- INFORMATION PROVIDED

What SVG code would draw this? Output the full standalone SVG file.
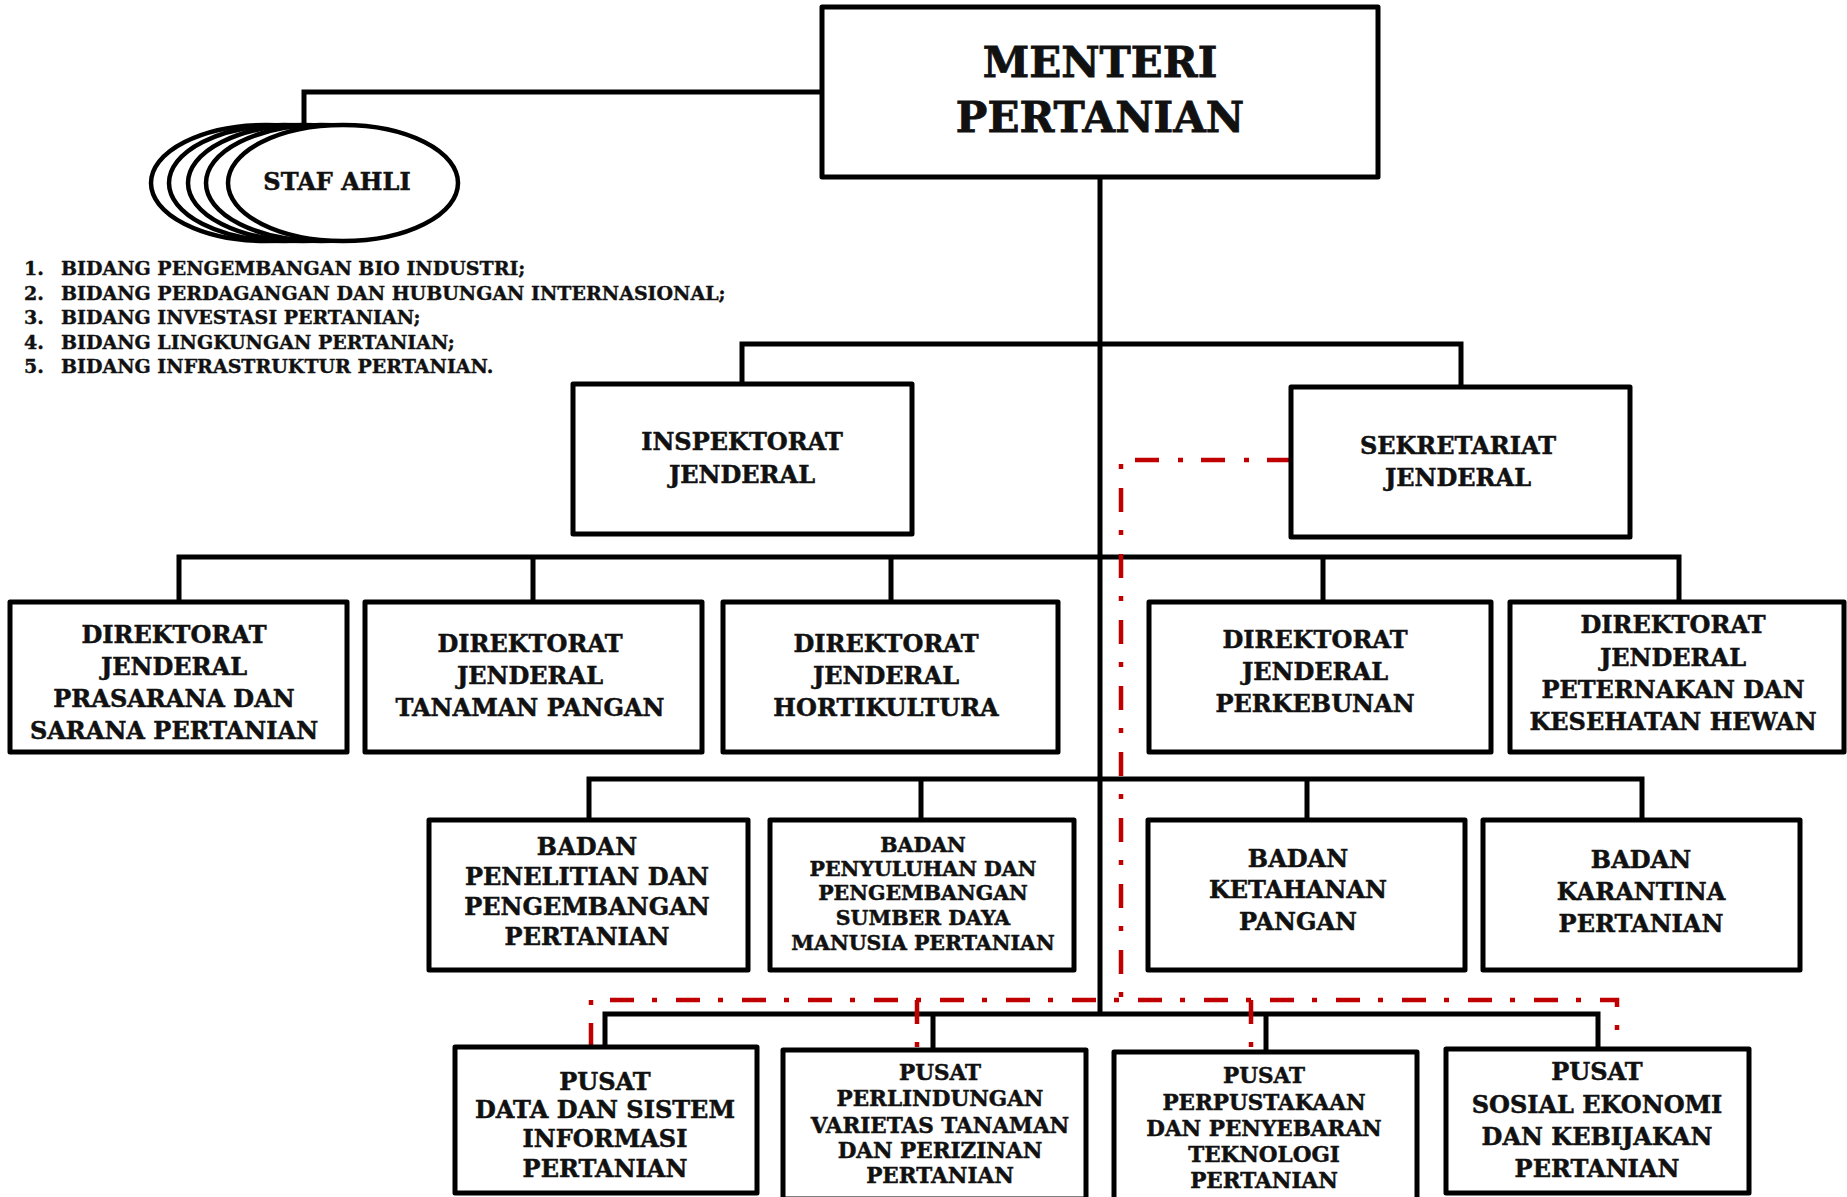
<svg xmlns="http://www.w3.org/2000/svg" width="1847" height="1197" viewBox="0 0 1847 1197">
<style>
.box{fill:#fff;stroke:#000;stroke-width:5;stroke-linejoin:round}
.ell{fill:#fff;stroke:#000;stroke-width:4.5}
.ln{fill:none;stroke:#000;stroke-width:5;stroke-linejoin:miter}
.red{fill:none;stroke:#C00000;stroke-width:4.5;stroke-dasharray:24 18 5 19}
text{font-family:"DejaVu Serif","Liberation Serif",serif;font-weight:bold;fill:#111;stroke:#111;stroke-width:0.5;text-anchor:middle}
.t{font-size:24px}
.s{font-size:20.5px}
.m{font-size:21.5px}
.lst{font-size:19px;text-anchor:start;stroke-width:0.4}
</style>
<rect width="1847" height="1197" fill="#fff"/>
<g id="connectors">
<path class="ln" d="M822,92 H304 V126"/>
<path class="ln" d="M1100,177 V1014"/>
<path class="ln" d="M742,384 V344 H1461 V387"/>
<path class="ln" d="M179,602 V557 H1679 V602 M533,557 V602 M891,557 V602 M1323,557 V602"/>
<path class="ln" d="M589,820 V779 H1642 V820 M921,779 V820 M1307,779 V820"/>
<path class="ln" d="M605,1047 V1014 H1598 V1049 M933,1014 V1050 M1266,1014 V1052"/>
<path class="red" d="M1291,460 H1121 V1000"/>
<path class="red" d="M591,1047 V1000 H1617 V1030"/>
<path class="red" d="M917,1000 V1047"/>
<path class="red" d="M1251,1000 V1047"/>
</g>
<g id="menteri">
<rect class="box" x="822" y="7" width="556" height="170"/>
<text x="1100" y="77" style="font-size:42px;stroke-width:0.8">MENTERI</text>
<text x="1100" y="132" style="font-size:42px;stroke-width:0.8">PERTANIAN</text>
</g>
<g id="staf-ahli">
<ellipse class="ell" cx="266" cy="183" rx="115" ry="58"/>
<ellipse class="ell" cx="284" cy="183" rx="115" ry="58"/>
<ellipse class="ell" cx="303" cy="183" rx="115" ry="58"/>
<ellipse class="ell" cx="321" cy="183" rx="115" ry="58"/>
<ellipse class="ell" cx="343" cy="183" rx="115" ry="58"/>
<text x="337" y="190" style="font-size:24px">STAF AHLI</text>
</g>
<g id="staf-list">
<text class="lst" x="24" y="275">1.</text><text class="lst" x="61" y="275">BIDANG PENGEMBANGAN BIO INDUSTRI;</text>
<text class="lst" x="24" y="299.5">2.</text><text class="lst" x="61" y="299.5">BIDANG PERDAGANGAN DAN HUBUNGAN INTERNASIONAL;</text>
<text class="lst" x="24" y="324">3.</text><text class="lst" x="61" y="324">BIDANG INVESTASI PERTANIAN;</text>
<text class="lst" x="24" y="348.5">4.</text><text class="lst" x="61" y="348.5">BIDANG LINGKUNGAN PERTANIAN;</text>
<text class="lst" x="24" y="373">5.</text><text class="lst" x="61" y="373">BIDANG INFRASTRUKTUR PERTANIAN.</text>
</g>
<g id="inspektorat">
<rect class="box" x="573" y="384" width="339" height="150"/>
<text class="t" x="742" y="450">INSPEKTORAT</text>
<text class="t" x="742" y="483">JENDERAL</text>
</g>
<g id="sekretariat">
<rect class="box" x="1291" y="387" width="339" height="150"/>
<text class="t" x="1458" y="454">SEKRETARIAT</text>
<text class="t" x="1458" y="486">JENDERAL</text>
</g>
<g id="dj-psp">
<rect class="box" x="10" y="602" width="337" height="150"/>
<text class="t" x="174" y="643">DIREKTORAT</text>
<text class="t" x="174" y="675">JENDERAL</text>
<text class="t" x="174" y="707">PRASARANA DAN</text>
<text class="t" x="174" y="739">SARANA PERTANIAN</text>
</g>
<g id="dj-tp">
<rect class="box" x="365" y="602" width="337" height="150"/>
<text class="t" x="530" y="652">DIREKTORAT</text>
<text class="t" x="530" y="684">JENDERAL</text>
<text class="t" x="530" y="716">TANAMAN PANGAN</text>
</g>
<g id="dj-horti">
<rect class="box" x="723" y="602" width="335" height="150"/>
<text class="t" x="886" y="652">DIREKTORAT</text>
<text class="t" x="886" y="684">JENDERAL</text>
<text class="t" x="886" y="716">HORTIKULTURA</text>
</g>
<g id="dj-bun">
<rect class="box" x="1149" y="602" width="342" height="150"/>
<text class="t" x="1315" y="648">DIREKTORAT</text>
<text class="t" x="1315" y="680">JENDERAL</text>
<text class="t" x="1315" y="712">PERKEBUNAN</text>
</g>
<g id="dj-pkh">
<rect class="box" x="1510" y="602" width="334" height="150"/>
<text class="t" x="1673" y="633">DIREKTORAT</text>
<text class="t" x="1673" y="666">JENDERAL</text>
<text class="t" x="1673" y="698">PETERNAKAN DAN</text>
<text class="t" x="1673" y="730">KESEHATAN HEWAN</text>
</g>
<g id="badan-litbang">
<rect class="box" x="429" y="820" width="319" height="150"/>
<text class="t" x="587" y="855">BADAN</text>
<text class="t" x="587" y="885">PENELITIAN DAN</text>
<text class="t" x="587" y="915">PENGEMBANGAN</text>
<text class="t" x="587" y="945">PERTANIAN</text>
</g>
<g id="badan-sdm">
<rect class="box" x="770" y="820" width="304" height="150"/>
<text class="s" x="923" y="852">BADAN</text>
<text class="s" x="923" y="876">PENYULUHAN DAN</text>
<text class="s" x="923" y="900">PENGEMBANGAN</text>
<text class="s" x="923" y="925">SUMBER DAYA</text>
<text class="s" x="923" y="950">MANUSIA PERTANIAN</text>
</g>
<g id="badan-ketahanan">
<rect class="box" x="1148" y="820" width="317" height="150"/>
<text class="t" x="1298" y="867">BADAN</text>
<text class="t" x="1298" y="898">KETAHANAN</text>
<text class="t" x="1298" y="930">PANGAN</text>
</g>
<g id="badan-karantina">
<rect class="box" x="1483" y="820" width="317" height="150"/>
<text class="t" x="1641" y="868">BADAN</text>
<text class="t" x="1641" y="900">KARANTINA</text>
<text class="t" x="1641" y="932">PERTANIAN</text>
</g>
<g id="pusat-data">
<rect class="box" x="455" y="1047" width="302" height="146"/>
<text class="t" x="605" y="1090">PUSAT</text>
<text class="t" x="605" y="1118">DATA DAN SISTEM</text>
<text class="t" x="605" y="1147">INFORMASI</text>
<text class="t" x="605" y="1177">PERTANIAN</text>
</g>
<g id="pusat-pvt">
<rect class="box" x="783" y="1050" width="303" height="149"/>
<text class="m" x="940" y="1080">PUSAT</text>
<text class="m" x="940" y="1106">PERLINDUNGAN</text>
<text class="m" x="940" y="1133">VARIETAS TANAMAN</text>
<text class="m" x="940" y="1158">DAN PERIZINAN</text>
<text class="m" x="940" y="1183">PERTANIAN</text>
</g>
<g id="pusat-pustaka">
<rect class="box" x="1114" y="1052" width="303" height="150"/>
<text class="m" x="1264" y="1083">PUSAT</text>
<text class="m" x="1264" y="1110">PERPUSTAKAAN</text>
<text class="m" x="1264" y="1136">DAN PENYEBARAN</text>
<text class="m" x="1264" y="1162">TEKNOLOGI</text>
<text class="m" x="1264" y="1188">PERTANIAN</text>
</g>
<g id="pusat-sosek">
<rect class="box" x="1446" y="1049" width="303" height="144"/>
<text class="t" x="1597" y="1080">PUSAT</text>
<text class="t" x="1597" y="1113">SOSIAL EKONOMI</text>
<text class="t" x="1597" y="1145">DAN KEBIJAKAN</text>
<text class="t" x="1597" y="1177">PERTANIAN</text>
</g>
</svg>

- DIRECTIVE
Write out the whole listing again, exactly, with no pictures.

- REPLY TO THE TASK
What SVG code would draw this? Output the full standalone SVG file.
<svg xmlns="http://www.w3.org/2000/svg" width="1847" height="1197" viewBox="0 0 1847 1197">
<style>
.box{fill:#fff;stroke:#000;stroke-width:5;stroke-linejoin:round}
.ell{fill:#fff;stroke:#000;stroke-width:4.5}
.ln{fill:none;stroke:#000;stroke-width:5;stroke-linejoin:miter}
.red{fill:none;stroke:#C00000;stroke-width:4.5;stroke-dasharray:24 18 5 19}
text{font-family:"DejaVu Serif","Liberation Serif",serif;font-weight:bold;fill:#111;stroke:#111;stroke-width:0.5;text-anchor:middle}
.t{font-size:24px}
.s{font-size:20.5px}
.m{font-size:21.5px}
.lst{font-size:19px;text-anchor:start;stroke-width:0.4}
</style>
<rect width="1847" height="1197" fill="#fff"/>
<g id="connectors">
<path class="ln" d="M822,92 H304 V126"/>
<path class="ln" d="M1100,177 V1014"/>
<path class="ln" d="M742,384 V344 H1461 V387"/>
<path class="ln" d="M179,602 V557 H1679 V602 M533,557 V602 M891,557 V602 M1323,557 V602"/>
<path class="ln" d="M589,820 V779 H1642 V820 M921,779 V820 M1307,779 V820"/>
<path class="ln" d="M605,1047 V1014 H1598 V1049 M933,1014 V1050 M1266,1014 V1052"/>
<path class="red" d="M1291,460 H1121 V1000"/>
<path class="red" d="M591,1047 V1000 H1617 V1030"/>
<path class="red" d="M917,1000 V1047"/>
<path class="red" d="M1251,1000 V1047"/>
</g>
<g id="menteri">
<rect class="box" x="822" y="7" width="556" height="170"/>
<text x="1100" y="77" style="font-size:42px;stroke-width:0.8">MENTERI</text>
<text x="1100" y="132" style="font-size:42px;stroke-width:0.8">PERTANIAN</text>
</g>
<g id="staf-ahli">
<ellipse class="ell" cx="266" cy="183" rx="115" ry="58"/>
<ellipse class="ell" cx="284" cy="183" rx="115" ry="58"/>
<ellipse class="ell" cx="303" cy="183" rx="115" ry="58"/>
<ellipse class="ell" cx="321" cy="183" rx="115" ry="58"/>
<ellipse class="ell" cx="343" cy="183" rx="115" ry="58"/>
<text x="337" y="190" style="font-size:24px">STAF AHLI</text>
</g>
<g id="staf-list">
<text class="lst" x="24" y="275">1.</text><text class="lst" x="61" y="275">BIDANG PENGEMBANGAN BIO INDUSTRI;</text>
<text class="lst" x="24" y="299.5">2.</text><text class="lst" x="61" y="299.5">BIDANG PERDAGANGAN DAN HUBUNGAN INTERNASIONAL;</text>
<text class="lst" x="24" y="324">3.</text><text class="lst" x="61" y="324">BIDANG INVESTASI PERTANIAN;</text>
<text class="lst" x="24" y="348.5">4.</text><text class="lst" x="61" y="348.5">BIDANG LINGKUNGAN PERTANIAN;</text>
<text class="lst" x="24" y="373">5.</text><text class="lst" x="61" y="373">BIDANG INFRASTRUKTUR PERTANIAN.</text>
</g>
<g id="inspektorat">
<rect class="box" x="573" y="384" width="339" height="150"/>
<text class="t" x="742" y="450">INSPEKTORAT</text>
<text class="t" x="742" y="483">JENDERAL</text>
</g>
<g id="sekretariat">
<rect class="box" x="1291" y="387" width="339" height="150"/>
<text class="t" x="1458" y="454">SEKRETARIAT</text>
<text class="t" x="1458" y="486">JENDERAL</text>
</g>
<g id="dj-psp">
<rect class="box" x="10" y="602" width="337" height="150"/>
<text class="t" x="174" y="643">DIREKTORAT</text>
<text class="t" x="174" y="675">JENDERAL</text>
<text class="t" x="174" y="707">PRASARANA DAN</text>
<text class="t" x="174" y="739">SARANA PERTANIAN</text>
</g>
<g id="dj-tp">
<rect class="box" x="365" y="602" width="337" height="150"/>
<text class="t" x="530" y="652">DIREKTORAT</text>
<text class="t" x="530" y="684">JENDERAL</text>
<text class="t" x="530" y="716">TANAMAN PANGAN</text>
</g>
<g id="dj-horti">
<rect class="box" x="723" y="602" width="335" height="150"/>
<text class="t" x="886" y="652">DIREKTORAT</text>
<text class="t" x="886" y="684">JENDERAL</text>
<text class="t" x="886" y="716">HORTIKULTURA</text>
</g>
<g id="dj-bun">
<rect class="box" x="1149" y="602" width="342" height="150"/>
<text class="t" x="1315" y="648">DIREKTORAT</text>
<text class="t" x="1315" y="680">JENDERAL</text>
<text class="t" x="1315" y="712">PERKEBUNAN</text>
</g>
<g id="dj-pkh">
<rect class="box" x="1510" y="602" width="334" height="150"/>
<text class="t" x="1673" y="633">DIREKTORAT</text>
<text class="t" x="1673" y="666">JENDERAL</text>
<text class="t" x="1673" y="698">PETERNAKAN DAN</text>
<text class="t" x="1673" y="730">KESEHATAN HEWAN</text>
</g>
<g id="badan-litbang">
<rect class="box" x="429" y="820" width="319" height="150"/>
<text class="t" x="587" y="855">BADAN</text>
<text class="t" x="587" y="885">PENELITIAN DAN</text>
<text class="t" x="587" y="915">PENGEMBANGAN</text>
<text class="t" x="587" y="945">PERTANIAN</text>
</g>
<g id="badan-sdm">
<rect class="box" x="770" y="820" width="304" height="150"/>
<text class="s" x="923" y="852">BADAN</text>
<text class="s" x="923" y="876">PENYULUHAN DAN</text>
<text class="s" x="923" y="900">PENGEMBANGAN</text>
<text class="s" x="923" y="925">SUMBER DAYA</text>
<text class="s" x="923" y="950">MANUSIA PERTANIAN</text>
</g>
<g id="badan-ketahanan">
<rect class="box" x="1148" y="820" width="317" height="150"/>
<text class="t" x="1298" y="867">BADAN</text>
<text class="t" x="1298" y="898">KETAHANAN</text>
<text class="t" x="1298" y="930">PANGAN</text>
</g>
<g id="badan-karantina">
<rect class="box" x="1483" y="820" width="317" height="150"/>
<text class="t" x="1641" y="868">BADAN</text>
<text class="t" x="1641" y="900">KARANTINA</text>
<text class="t" x="1641" y="932">PERTANIAN</text>
</g>
<g id="pusat-data">
<rect class="box" x="455" y="1047" width="302" height="146"/>
<text class="t" x="605" y="1090">PUSAT</text>
<text class="t" x="605" y="1118">DATA DAN SISTEM</text>
<text class="t" x="605" y="1147">INFORMASI</text>
<text class="t" x="605" y="1177">PERTANIAN</text>
</g>
<g id="pusat-pvt">
<rect class="box" x="783" y="1050" width="303" height="149"/>
<text class="m" x="940" y="1080">PUSAT</text>
<text class="m" x="940" y="1106">PERLINDUNGAN</text>
<text class="m" x="940" y="1133">VARIETAS TANAMAN</text>
<text class="m" x="940" y="1158">DAN PERIZINAN</text>
<text class="m" x="940" y="1183">PERTANIAN</text>
</g>
<g id="pusat-pustaka">
<rect class="box" x="1114" y="1052" width="303" height="150"/>
<text class="m" x="1264" y="1083">PUSAT</text>
<text class="m" x="1264" y="1110">PERPUSTAKAAN</text>
<text class="m" x="1264" y="1136">DAN PENYEBARAN</text>
<text class="m" x="1264" y="1162">TEKNOLOGI</text>
<text class="m" x="1264" y="1188">PERTANIAN</text>
</g>
<g id="pusat-sosek">
<rect class="box" x="1446" y="1049" width="303" height="144"/>
<text class="t" x="1597" y="1080">PUSAT</text>
<text class="t" x="1597" y="1113">SOSIAL EKONOMI</text>
<text class="t" x="1597" y="1145">DAN KEBIJAKAN</text>
<text class="t" x="1597" y="1177">PERTANIAN</text>
</g>
</svg>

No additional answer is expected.